Shiloh blew out a sigh. "Yeah, there's one hell of a story."

She took a few steps back and from where he stood the giant was aware of movement near her, no doubt the men moving either to intercept him or simply to get out of the way. He gave it a few moments before he ducked through the doorway and shut the door behind him; there was a cluster of ten men here and another woman, armed and eying him. He offered them a silent nod before turning his attention back down to Shiloh.

Goodness, but he really dwarfed her...he did not remember towering over her so much when she had been his charge. "My men, they will remain in the cars."

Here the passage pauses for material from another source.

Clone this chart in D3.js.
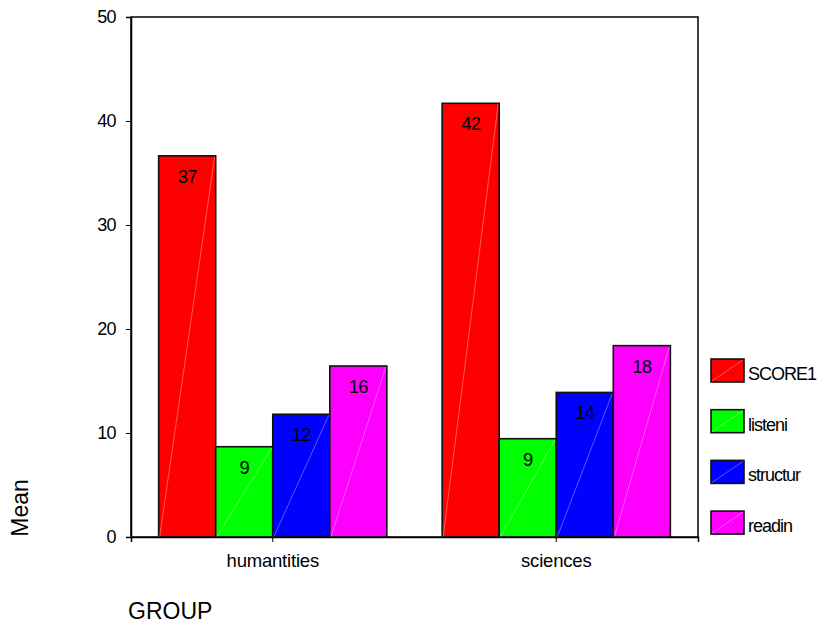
<!DOCTYPE html>
<html>
<head>
<meta charset="utf-8">
<script src="https://cdn.jsdelivr.net/npm/d3@7"></script>
<style>
  html, body { margin: 0; padding: 0; background: #fff; }
  svg text { font-family: "Liberation Sans", Arial, sans-serif; fill: #000; }
</style>
</head>
<body>
<svg id="chart" width="822" height="624"></svg>
<script>
// Mean scores by group
const groups = ["humantities", "sciences"];
const seriesNames = ["SCORE1", "listeni", "structur", "readin"];
const seriesColors = ["#ff0000", "#00ff00", "#0000ff", "#ff00ff"];
const humanitiesMeans = [36.65, 8.68, 11.8, 16.44];
const sciencesMeans = [41.7, 9.45, 13.9, 18.4];
const yTicks = [0, 10, 20, 30, 40, 50];

const meansByGroup = [humanitiesMeans, sciencesMeans];
const rows = groups.map((g, gi) =>
  seriesNames.map((s, si) => ({ group: g, series: s, value: meansByGroup[gi][si] }))
);

const svg = d3.select("#chart");
const plot = { left: 131, top: 17, right: 698, bottom: 537 };
const FONT = "'Liberation Sans', Arial, sans-serif";

const x0 = d3.scaleBand().domain(groups).range([plot.left, plot.right]).paddingInner(0).paddingOuter(0);
const x1 = d3.scaleBand().domain(seriesNames).range([0, x0.bandwidth() * 0.805]).padding(0);
const y = d3.scaleLinear().domain([0, 50]).range([plot.bottom, plot.top]);
const color = d3.scaleOrdinal().domain(seriesNames).range(seriesColors);
const fmt = d3.format(".0f");

// Plot frame
svg.append("rect")
  .attr("x", plot.left).attr("y", plot.top)
  .attr("width", plot.right - plot.left).attr("height", plot.bottom - plot.top)
  .attr("fill", "none").attr("stroke", "#000").attr("stroke-width", 1.5);

// Bars
const groupOffset = (x0.bandwidth() - x1.range()[1]) / 2;
const gBars = svg.append("g");
rows.forEach(row => {
  const g = gBars.append("g")
    .attr("transform", `translate(${x0(row[0].group) + groupOffset},0)`);
  const bar = g.selectAll("g.bar").data(row).join("g").attr("class", "bar");
  bar.append("rect")
    .attr("x", d => x1(d.series))
    .attr("y", d => y(d.value))
    .attr("width", x1.bandwidth())
    .attr("height", d => y(0) - y(d.value))
    .attr("fill", d => color(d.series))
    .attr("stroke", "#111").attr("stroke-width", 1.6);
  bar.append("line")
    .attr("x1", d => x1(d.series) + 1)
    .attr("y1", y(0))
    .attr("x2", d => x1(d.series) + x1.bandwidth() - 1)
    .attr("y2", d => y(d.value) + 1)
    .attr("stroke", "#fff").attr("stroke-opacity", 0.35).attr("stroke-width", 1);
  bar.append("text")
    .attr("x", d => x1(d.series) + x1.bandwidth() / 2)
    .attr("y", d => y(d.value) + 27)
    .attr("text-anchor", "middle")
    .attr("font-size", 18.5)
    .attr("letter-spacing", -0.8)
    .text(d => fmt(d.value));
});

// Y axis
const yAxis = svg.append("g").attr("transform", `translate(${plot.left},0)`)
  .call(d3.axisLeft(y).tickValues(yTicks).tickSize(5).tickPadding(10).tickFormat(d3.format("d")));
yAxis.select(".domain").attr("stroke", "#000").attr("stroke-width", 1.5);
yAxis.selectAll(".tick line").attr("stroke", "#000");
yAxis.selectAll(".tick text")
  .attr("font-size", 18).attr("letter-spacing", -0.6)
  .style("font-family", FONT).attr("fill", "#000");

// X axis
const xAxis = svg.append("g").attr("transform", `translate(0,${plot.bottom})`)
  .call(d3.axisBottom(x0).tickSize(5).tickPadding(12));
xAxis.select(".domain").attr("stroke", "#000").attr("stroke-width", 1.5);
xAxis.selectAll(".tick line").attr("stroke", "#000");
xAxis.selectAll(".tick text")
  .attr("font-size", 18.5).attr("letter-spacing", -0.2)
  .style("font-family", FONT).attr("fill", "#000");

// Axis titles
svg.append("text")
  .attr("transform", "translate(28,508) rotate(-90)")
  .attr("text-anchor", "middle")
  .attr("font-size", 23)
  .text("Mean");
svg.append("text")
  .attr("x", 128).attr("y", 619)
  .attr("font-size", 23)
  .text("GROUP");

// Legend
const legend = svg.append("g").attr("transform", "translate(711,359)");
const item = legend.selectAll("g").data(seriesNames).join("g")
  .attr("transform", (d, i) => `translate(0,${i * 50.7})`);
item.append("rect")
  .attr("width", 33).attr("height", 23)
  .attr("fill", d => color(d))
  .attr("stroke", "#111").attr("stroke-width", 1.6);
item.append("line")
  .attr("x1", 1).attr("y1", 22).attr("x2", 32).attr("y2", 1)
  .attr("stroke", "#fff").attr("stroke-opacity", 0.35);
item.append("text")
  .attr("x", 37).attr("y", 21)
  .attr("font-size", 18)
  .attr("letter-spacing", -1)
  .text(d => d);
</script>
</body>
</html>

"It's not like we'd lack the room for them," Shiloh said, looking around at the warehouse a moment before sighing again. "All right, well - guys, this is Mr. Alexei, probably our only friend inside city limits."

Alexei again eyed the men silently before his attention fell on the other woman in the room. He shook a large finger at her. "You - I know you."

Miss Pauling smoothed out a wrinkle in her skirt as she stepped closer. "I'm Miss Pauling, sir. We've never met in person but the Administrator has mentioned you before." She offered her hand and Alexei shook it politely. "I wasn't aware she was calling in local assistance."

Alexei nodded slowly, then dropped a hand onto Shiloh's shoulder - it completely covered the shoulder - and sniffed. "I would not call me local - I have been traveling overseas. I come back when old woman got word to me. We have much to discuss, but first - the story. I would much like to hear it."

"And like that, we are trusting him?" Spy asked, stepping up behind Miss Pauling.

She nodded and pushed her glasses up. "He is who he says he is, and if he's the one the Administrator told us to wait two days for..." She shrugged. "Looks like we'll be getting inside the club fairly easily, Alexei is Madam Zoya's son."

Shiloh slowly turned her head to stare up at him. "Son...? You never told me that!"

"Some things are not needing knowing," he replied. "What is needing knowing right now is, what has my mother done this time?"

Miss Pauling smiled a bit. "The cliff notes version is she's harboring a serial killer with a grudge against the Administrator."

"There's quite a bit of...side plot...tangled up in this story as well," Spy said, glancing at Miss Pauling. "Might I suggest we all sit down and take turns?"

Alexei blew out a long, steady sigh that ruffled Shiloh's hair. "This is...new, even for her. Tell me, please."